O novo filme de Wim Wenders me agradou por alguns motivos distintos.
Em primeiro lugar, as cidades japonesas me atraem por toda a infraestrutura que oferecem. Tenho a impressão de que deve ser possível morar dentro de uma loja de conveniência japonesa (recomendo o livro Uma Questão de Conveniência de Sayaka Murata). Algumas pessoas são atraídas pelas tradições japonesas, eu curto mais são as modernidades.
Em segundo lugar, os banheiros. Eles foram projetados por grandes arquitetos e demonstram que a infraestrutura das cidades também pode ser interessante. E que, sendo interessante, a cidade fica mais rica.
Em último lugar, a ideia do filme.
Algumas empresas japonesas fabricam produtos que considero melhores por serem mais conservadores. Em especial, os carros da Toyota e as impressoras Brother têm menos novidades supérfluas e são bastante confiáveis. A confiabilidade é o que me interessa.
O consumismo ocidental é confundido com materialismo, mas a busca por novidades e marcas não é materialismo. Certos objetos eu desejo pela função apenas; a marca, a cor, ou os acessórios não são importantes.
Os carros Kei nunca seriam aceitos no Brasil (eu adoraria ter um para andar na cidade). As pessoas buscam atributos irrelevantes para a utilidade do carro: querem se sentir mais ricas, ou mais másculas, ou mais poderosas. O carro Kei é essencialmente um carro para locomoção e nada mais.
O herói desse filme parece ter encontrado uma maneira bem simples de viver. Ele lê um livro por vez, toma banho numa casa de banhos, lava as roupas numa lavanderia, come no mesmo restaurante todos os dias. As coisas interessantes da vida dele chegam sem serem convidadas.
Num ponto o filme falha: as fitas cassetes não duram tanto tempo. Eu sei porque tenho algumas ainda. Depois de uns 20 anos, elas começam a estragar. E mesmo que sobrevivam, está quase impossível achar onde tocá-las.

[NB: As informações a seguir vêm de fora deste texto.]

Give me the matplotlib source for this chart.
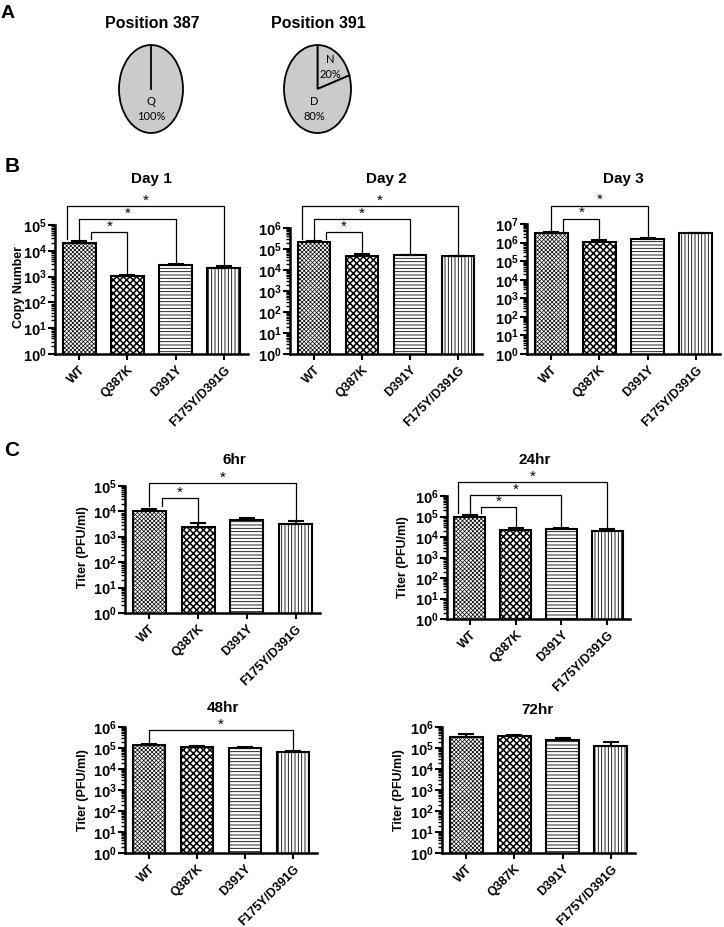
import numpy as np
import matplotlib
matplotlib.use("Agg")
import matplotlib.pyplot as plt
import matplotlib.ticker as mticker

plt.rcParams['font.family'] = ['Liberation Sans', 'DejaVu Sans']
plt.rcParams['mathtext.fontset'] = 'custom'
plt.rcParams['mathtext.rm'] = 'Liberation Sans:bold'
plt.rcParams['mathtext.bf'] = 'Liberation Sans:bold'
plt.rcParams['mathtext.it'] = 'Liberation Sans:bold'
plt.rcParams['hatch.linewidth'] = 0.6

W, H = 724, 927

# ---- panel A: residue frequencies ----
pos387_labels = ["Q"]
pos387_pct = [100]
pos391_labels = ["N", "D"]
pos391_pct = [20, 80]

# ---- panels B and C: bar values (mean, sem) ----
groups = ["WT", "Q387K", "D391Y", "F175Y/D391G"]

day1_mean = [2.0e4, 1.1e3, 2.9e3, 2.2e3]
day1_sem = [4e3, 1e2, 3e2, 3e2]
day2_mean = [2.2e5, 4.6e4, 5.0e4, 4.5e4]
day2_sem = [2e4, 1.1e4, 4e3, 1e3]
day3_mean = [3.3e6, 1.07e6, 1.5e6, 3.2e6]
day3_sem = [3e5, 2.3e5, 3e5, 0]

t6_mean = [1.05e4, 2.5e3, 4.6e3, 3.3e3]
t6_sem = [2.5e3, 1.0e3, 1.0e3, 8e2]
t24_mean = [9.5e4, 2.2e4, 2.5e4, 2.0e4]
t24_sem = [2.5e4, 6e3, 3e3, 4e3]
t48_mean = [1.4e5, 1.1e5, 1.0e5, 6.5e4]
t48_sem = [2e4, 2e4, 1.5e4, 5e3]
t72_mean = [3.3e5, 3.7e5, 2.4e5, 1.2e5]
t72_sem = [1.5e5, 6e4, 5e4, 8e4]

# mutants significantly different from WT
day1_sig = [1, 2, 3]
day2_sig = [1, 2, 3]
day3_sig = [1, 2]
t6_sig = [1, 3]
t24_sig = [1, 2, 3]
t48_sig = [3]
t72_sig = []

hatches = ['xxxxxxxx', 'xxxxx', '-----', '|||||']
hatch_lw = [0.5, 1.1, 0.6, 0.6]

fig = plt.figure(figsize=(W / 100, H / 100), dpi=100)


def px_axes(x0, y0, x1, y1):
    return fig.add_axes([x0 / W, 1 - y1 / H, (x1 - x0) / W, (y1 - y0) / H])


def fig_text(x, y, s, **kw):
    fig.text(x / W, 1 - y / H, s, ha='center', va='center', **kw)


# panel A
fig_text(8, 14, 'A', fontsize=14, fontweight='bold')


def draw_pie(box, title, title_x, pct, labels, label_pos):
    ax = px_axes(*box)
    wedges, _ = ax.pie(pct, colors=['#cbcbcb'] * len(pct), startangle=90,
                       counterclock=False,
                       wedgeprops=dict(edgecolor='black', linewidth=1.3, clip_on=False))
    if len(pct) == 1:
        # a full wedge has no radial edge, draw the start boundary
        a = np.deg2rad(90)
        ax.plot([0, np.cos(a)], [0, np.sin(a)], color='black', lw=1.3, clip_on=False)
    ax.set_aspect('auto')
    ax.set_xlim(-1, 1)
    ax.set_ylim(-1, 1)
    for lab, p, (lx, ly) in zip(labels, pct, label_pos):
        ax.text(lx, ly, f"{lab}\n{p}%", ha='center', va='center', fontsize=8,
                family=['Lato', 'DejaVu Sans'], linespacing=1.45)
    fig_text(title_x, 23, title, fontsize=11.5, fontweight='bold')


draw_pie((119, 45, 183, 133), 'Position 387', 152, pos387_pct, pos387_labels, [(0, -0.45)])
draw_pie((284, 45, 351, 133), 'Position 391', 318, pos391_pct, pos391_labels,
         [(0.39, 0.5), (-0.09, -0.45)])

fig_text(12, 166, 'B', fontsize=15, fontweight='bold')
fig_text(12, 450, 'C', fontsize=15, fontweight='bold')


def draw_bars(box, mean, sem, sig, sig_y, dec, title, title_xy, ylabel=None, ylabel_xy=None):
    ax = px_axes(*box)
    ax.set_yscale('log')
    x = np.arange(len(groups))
    bars = ax.bar(x, mean, width=0.68, color='white', edgecolor='black',
                  linewidth=1.5, zorder=2)
    for b, h, lw in zip(bars, hatches, hatch_lw):
        b.set_hatch(h)
        if hasattr(b, 'set_hatch_linewidth'):
            b.set_hatch_linewidth(lw)
    ax.errorbar(x, mean, yerr=[np.zeros(len(mean)), sem], fmt='none', ecolor='black',
                elinewidth=1.5, capsize=6, capthick=1.5, zorder=3)
    ax.set_ylim(1, 10 ** dec)
    ax.set_xlim(-0.5, 3.5)
    ax.yaxis.set_major_locator(mticker.FixedLocator([10.0 ** k for k in range(dec + 1)]))
    ax.yaxis.set_major_formatter(mticker.FixedFormatter(
        [r'$\mathbf{10^{%d}}$' % k for k in range(dec + 1)]))
    ax.yaxis.set_minor_locator(mticker.FixedLocator(
        [m * 10.0 ** k for k in range(dec) for m in range(2, 10)]))
    ax.yaxis.set_minor_formatter(mticker.NullFormatter())
    ax.set_xticks(x)
    ax.set_xticklabels(groups, rotation=45, ha='right', rotation_mode='anchor',
                       fontsize=9, fontweight='bold')
    ax.tick_params(axis='y', which='major', direction='out', length=5, width=1.5,
                   labelsize=10.5, pad=1)
    ax.tick_params(axis='y', which='minor', direction='out', length=3, width=1)
    ax.tick_params(axis='x', length=4, width=1.5, pad=3)
    for s in ['top', 'right']:
        ax.spines[s].set_visible(False)
    for s in ['left', 'bottom']:
        ax.spines[s].set_linewidth(1.8)

    # significance brackets against WT
    n = len(sig)
    for k, (j, fy) in enumerate(zip(sig, sig_y)):
        yb = 10 ** (fy * dec)
        off = 0.0 if n == 1 else 0.25 - 0.25 * k
        xl, xr = off, j
        yl = (mean[0] + sem[0]) * 1.2
        yr = (mean[j] + sem[j]) * 1.15
        ax.plot([xl, xl, xr, xr], [yl, yb, yb, yr], color='black', lw=0.9,
                clip_on=False, zorder=4)
        ax.annotate('*', ((xl + xr) / 2, yb), xytext=(0, -1), textcoords='offset points',
                    ha='center', va='bottom', fontsize=11, annotation_clip=False)

    fig_text(title_xy[0], title_xy[1], title, fontsize=11, fontweight='bold')
    if ylabel:
        fig_text(ylabel_xy[0], ylabel_xy[1], ylabel, rotation=90, fontsize=9, fontweight='bold')
    return ax


draw_bars((55, 225, 248, 354), day1_mean, day1_sem, day1_sig, [0.946, 1.047, 1.147], 5,
          'Day 1', (151, 179), 'Copy Number', (19, 287))
draw_bars((290, 228, 482, 354), day2_mean, day2_sem, day2_sig, [0.968, 1.071, 1.175], 6,
          'Day 2', (386, 179))
draw_bars((527, 224, 720, 354), day3_mean, day3_sem, day3_sig, [1.04, 1.14], 7,
          'Day 3', (623, 179))

draw_bars((125, 486, 320, 613), t6_mean, t6_sem, t6_sig, [0.906, 1.024], 5,
          '6hr', (234, 460), 'Titer (PFU/ml)', (83, 547))
draw_bars((447, 496, 630, 619), t24_mean, t24_sem, t24_sig, [0.91, 1.008, 1.114], 6,
          '24hr', (535, 460), 'Titer (PFU/ml)', (403, 557))
draw_bars((125, 727, 317, 853), t48_mean, t48_sem, t48_sig, [0.976], 6,
          '48hr', (223, 708), 'Titer (PFU/ml)', (83, 790))
draw_bars((442, 727, 635, 853), t72_mean, t72_sem, t72_sig, [], 6,
          '72hr', (537, 710), 'Titer (PFU/ml)', (399, 790))

fig.savefig('out.png', dpi=100)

Então, as minhas ressalvas à ideia do filme são duas:
Primeiro, manter o status quo exige energia. As mudanças vão nos empurrando de tal sorte que nem sempre vale a pena manter tudo parado.
Em segundo lugar, nem tudo merece ser preservado. As fitas cassetes serviram seu papel, mas hoje em dia elas são, junto com os LPs, lixo plástico. Um único pen-drive armazena milhares de discos e consome menos recursos por isso.
Então, o filme está a nos mostrar uma noção de vida mais simples, mas usa uma artimanha que esconde um desperdício bárbaro. A ideia é o que conta, eu sei, mas este é um blog sobre tecnologia. Continuar a usar fitas cassete em 2024 é como ter uma Mercedes de 1950: é muito bonito, mas exige tempo e recursos que não valem realmente a pena (para a maior parte das pessoas).
Hirayama, o personagem central do filme, usa câmeras com filme. Talvez em Tóquio ainda exista onde revelar filme, mas em cidades com menos de 30 milhões de habitantes, talvez seja difícil.
Em resumo, eu gostei da noção do filme de que devemos procurar uma maneira mais simples de viver. Vejo muitas pessoas sofrendo por quererem ter tudo ao mesmo tempo. Por outro lado, acho que o filme errou nos detalhes, porque usou artefatos que, embora nos remetam a tempos mais simples (ou seria apenas uma ilusão da nossa memória?), na realidade complicariam bastante a vida de quem quer usá-los ainda hoje. Eis a magia do cinema, sempre a nos iludir.